Landsberg Contributes to Exhibit at Stroom Den Haag, Netherlands

Alison Landsberg, faculty member in the Departments of History and Art History, and Cultural Studies, has written a featured essay in the exhibition brochure for “Back-up,” at Stroom Den Haag, the Netherlands, which presents the work Jan Rosseel, an award-winning and internationally published photographer and visual storyteller.

Rosseel’s work in “Back-up” is based upon his exploration of the relationship between memory, image, and imagination. Landsberg’s books, Prosthetic Memory: The Transformation of American Remembrance in the Age of Mass Culture and Engaging the Past, were important sources of inspiration for Rosseel, and her contribution to the exhibition materials offer background and context for his work. 

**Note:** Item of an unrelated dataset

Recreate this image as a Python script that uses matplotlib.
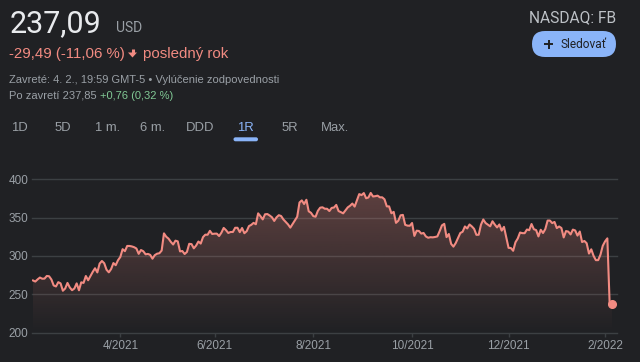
import numpy as np
import pandas as pd
import matplotlib
matplotlib.use("Agg")
import matplotlib.pyplot as plt
from matplotlib.patches import FancyBboxPatch
from matplotlib.colors import to_rgb

plt.rcParams['font.family'] = ['Liberation Sans', 'DejaVu Sans']

# closing prices, one per trading day, grouped by month
feb21 = [268.1, 266.7, 269.5, 271.9, 270.4, 270.5, 273.97, 273.6, 269.4, 261.6, 260.3, 265.9, 264.3, 254.7, 257.6]
mar21 = [264.9, 259.0, 255.4, 257.6, 264.3, 255.3, 265.7, 264.9, 273.9, 268.4, 273.8, 279.3, 284.0, 278.6, 290.1,
         293.5, 290.6, 282.1, 278.7, 283.0, 290.8, 288.0, 294.5]
apr21 = [298.7, 308.9, 306.3, 313.1, 313.1, 312.5, 311.5, 309.8, 302.8, 307.8, 306.2, 302.2, 302.7, 301.5, 296.5,
         301.1, 303.0, 303.6, 307.1, 329.5, 325.1]
may21 = [322.6, 318.4, 315.0, 320.0, 319.1, 306.0, 306.5, 302.6, 305.3, 315.9, 315.5, 310.0, 313.6, 318.9, 316.2,
         324.6, 327.8, 327.7, 332.8, 328.7]
jun21 = [329.1, 329.2, 326.0, 330.4, 336.6, 333.7, 330.0, 331.3, 331.3, 336.8, 336.8, 331.1, 336.5, 329.7, 332.3,
         339.0, 340.6, 343.2, 341.4, 355.6, 351.9, 347.7]
jul21 = [354.4, 354.7, 352.8, 350.5, 345.7, 350.4, 353.2, 352.1, 347.6, 344.5, 341.2, 337.0, 341.7, 346.2, 351.2,
         369.8, 372.5, 367.8, 373.3, 358.3, 356.3]
aug21 = [352.0, 351.2, 358.9, 363.0, 363.5, 361.6, 361.6, 358.6, 362.7, 363.2, 366.6, 358.6, 357.2, 355.6, 359.4,
         363.4, 365.5, 368.4, 364.4, 372.6, 380.7, 379.4]
sep21 = [382.05, 375.3, 376.3, 382.2, 377.6, 378.0, 378.7, 376.5, 376.5, 373.9, 364.7, 364.7, 355.7, 357.5, 343.2,
         346.0, 353.0, 353.6, 340.65, 339.6, 339.4]
oct21 = [343.0, 326.2, 333.0, 332.6, 329.2, 330.05, 325.5, 323.8, 324.5, 324.3, 324.8, 325.5, 332.4, 339.9, 341.9,
         324.6, 328.7, 315.8, 312.2, 316.9, 323.6]
nov21 = [330.0, 331.6, 338.5, 335.9, 341.1, 338.6, 335.4, 327.6, 327.7, 340.9, 347.6, 343.0, 340.8, 338.7, 345.3,
         341.0, 337.25, 341.1, 333.1, 338.0, 324.5]
dec21 = [310.6, 310.4, 306.8, 317.9, 322.8, 330.6, 329.8, 329.75, 334.5, 333.7, 341.7, 334.9, 333.8, 325.5, 334.2,
         330.0, 335.2, 346.2, 346.2, 342.9, 344.4, 336.35]
jan22 = [338.5, 336.5, 324.2, 332.5, 331.8, 328.1, 334.4, 333.3, 326.6, 331.9, 318.2, 319.6, 316.6, 303.2, 308.7,
         300.2, 294.6, 294.6, 301.7, 313.3]
feb22 = [319.0, 323.0, 237.76, 237.09]
prices = feb21 + mar21 + apr21 + may21 + jun21 + jul21 + aug21 + sep21 + oct21 + nov21 + dec21 + jan22 + feb22

holidays = ["2021-02-15", "2021-04-02", "2021-05-31", "2021-07-05", "2021-09-06",
            "2021-11-25", "2021-12-24", "2022-01-17"]
dates = pd.bdate_range("2021-02-05", "2022-02-04")
dates = dates[~dates.isin(pd.to_datetime(holidays))]

tick_months = ["2021-04-01", "2021-06-01", "2021-08-01", "2021-10-01", "2021-12-01", "2022-02-01"]
tick_labels = ["4/2021", "6/2021", "8/2021", "10/2021", "12/2021", "2/2022"]
y_ticks = [200, 250, 300, 350, 400]

tabs = ["1D", "5D", "1 m.", "6 m.", "DDD", "1R", "5R", "Max."]
tab_x = [19.5, 62.5, 107.5, 153, 200.5, 245.8, 289.7, 335]

BG = "#202124"
LINE = "#f28b82"
GRID = "#3c4043"
GRAY = "#9aa0a6"
BLUE = "#8ab4f8"

fig = plt.figure(figsize=(6.4, 3.62), dpi=100, facecolor=BG)

# overlay in pixel coordinates for the header
ov = fig.add_axes([0, 0, 1, 1])
ov.set_xlim(0, 640)
ov.set_ylim(362, 0)
ov.axis("off")
ov.set_zorder(0)

ov.text(10, 32.3, "237,09", family="Roboto", size=22, color="#e8eaed", va="baseline")
ov.text(116, 32.3, "USD", family="Roboto", size=10, color=GRAY, va="baseline")
ov.text(9, 57.7, "-29,49 (-11,06 %)", size=10.8, color=LINE, va="baseline")
# down arrow icon
ov.plot([132.5, 132.5], [48.5, 54], color=LINE, lw=2.2, solid_capstyle="butt")
ov.fill([128, 137, 132.5], [52.5, 52.5, 57.5], color=LINE, lw=0)
ov.text(142.7, 57.7, "posledný rok", size=10.8, color=LINE, va="baseline")
ov.text(9, 83.3, "Zavreté: 4. 2., 19:59 GMT-5 \u2022 Vylúčenie zodpovednosti", size=8.05, color=GRAY, va="baseline")
t4 = ov.text(9, 98.7, "Po zavretí 237,85 ", size=8.05, color=GRAY, va="baseline")
fig.canvas.draw()
bb = t4.get_window_extent(fig.canvas.get_renderer())
x_end = ov.transData.inverted().transform((bb.x1, bb.y0))[0]
ov.text(x_end, 98.7, "+0,76 (0,32 %)", size=8.05, color="#81c995", va="baseline")

ov.text(616, 21.7, "NASDAQ: FB", family="Roboto", size=11.2, color="#bdc1c6", va="baseline", ha="right")
ov.add_patch(FancyBboxPatch((532, 31), 84, 26, boxstyle="round,pad=0,rounding_size=13", fc=BLUE, ec="none"))
ov.plot([544, 553.3], [44.3, 44.3], color=BG, lw=1.4, solid_capstyle="butt")
ov.plot([548.7, 548.7], [39.6, 49], color=BG, lw=1.4, solid_capstyle="butt")
ov.text(560.7, 47.9, "Sledovať", family="Roboto", size=8.6, color=BG, va="baseline")

for lab, cx in zip(tabs, tab_x):
    ov.text(cx, 131, lab, size=9.4, ha="center", va="baseline", color=BLUE if lab == "1R" else GRAY)
ov.add_patch(FancyBboxPatch((233.5, 137.3), 24.5, 4, boxstyle="round,pad=0,rounding_size=2", fc=BLUE, ec="none"))

# chart
ax = fig.add_axes([32 / 640, (362 - 332.7) / 362, 585 / 640, 153.4 / 362])
ax.set_zorder(1)
ax.patch.set_alpha(0)
x = np.arange(len(prices))

poly = ax.fill_between(x, prices, 200, color="none", lw=0)
grad = np.zeros((256, 1, 4))
grad[..., :3] = to_rgb(LINE)
grad[:, 0, 3] = np.linspace(0.32, 0.0, 256)
im = ax.imshow(grad, extent=[x[0], x[-1], 200, 400], aspect="auto", origin="upper", zorder=2)
im.set_clip_path(poly.get_paths()[0], transform=ax.transData)

ax.plot(x, prices, color=LINE, lw=1.5, zorder=3, solid_joinstyle="round")
ax.plot(x[-1], prices[-1], "o", ms=5.5, color=LINE, zorder=4)

ax.set_xlim(-0.44, 254.2)
ax.set_ylim(200, 400)
ax.set_yticks(y_ticks)
ax.set_yticklabels([str(v) for v in y_ticks])
ax.set_xticks([np.searchsorted(dates, pd.Timestamp(m)) for m in tick_months])
ax.set_xticklabels(tick_labels)
ax.grid(axis="y", color=GRID, lw=1)
ax.set_axisbelow(True)
for ln in ax.get_ygridlines():
    ln.set_clip_on(False)
for s in ax.spines.values():
    s.set_visible(False)
ax.tick_params(axis="y", length=0, pad=2.7, labelsize=8.5, labelcolor=GRAY)
ax.tick_params(axis="x", length=3, width=1, color=GRID, pad=2.5, labelsize=8.5, labelcolor=GRAY)

fig.savefig("out.png", dpi=100, facecolor=BG)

Landsberg’s essay discusses the characteristics of history and memory, and how lines between the two are blurred in the current era of mass culture. In light of widely available media coverage of historical public events, she explains, people take on privately-felt public memories. These “prosthetic memories,” although enabled by the individual’s engagement with the broadcast image (of a photograph, for example, or a visual account), are embodied, visceral, and can powerfully shape that individual’s identity and politics. 

Rosseel’s exhibition considers memory in relationship to power, politics, history, and future. Through February 2018, he will continue to produce new work to develop the body of the presentation.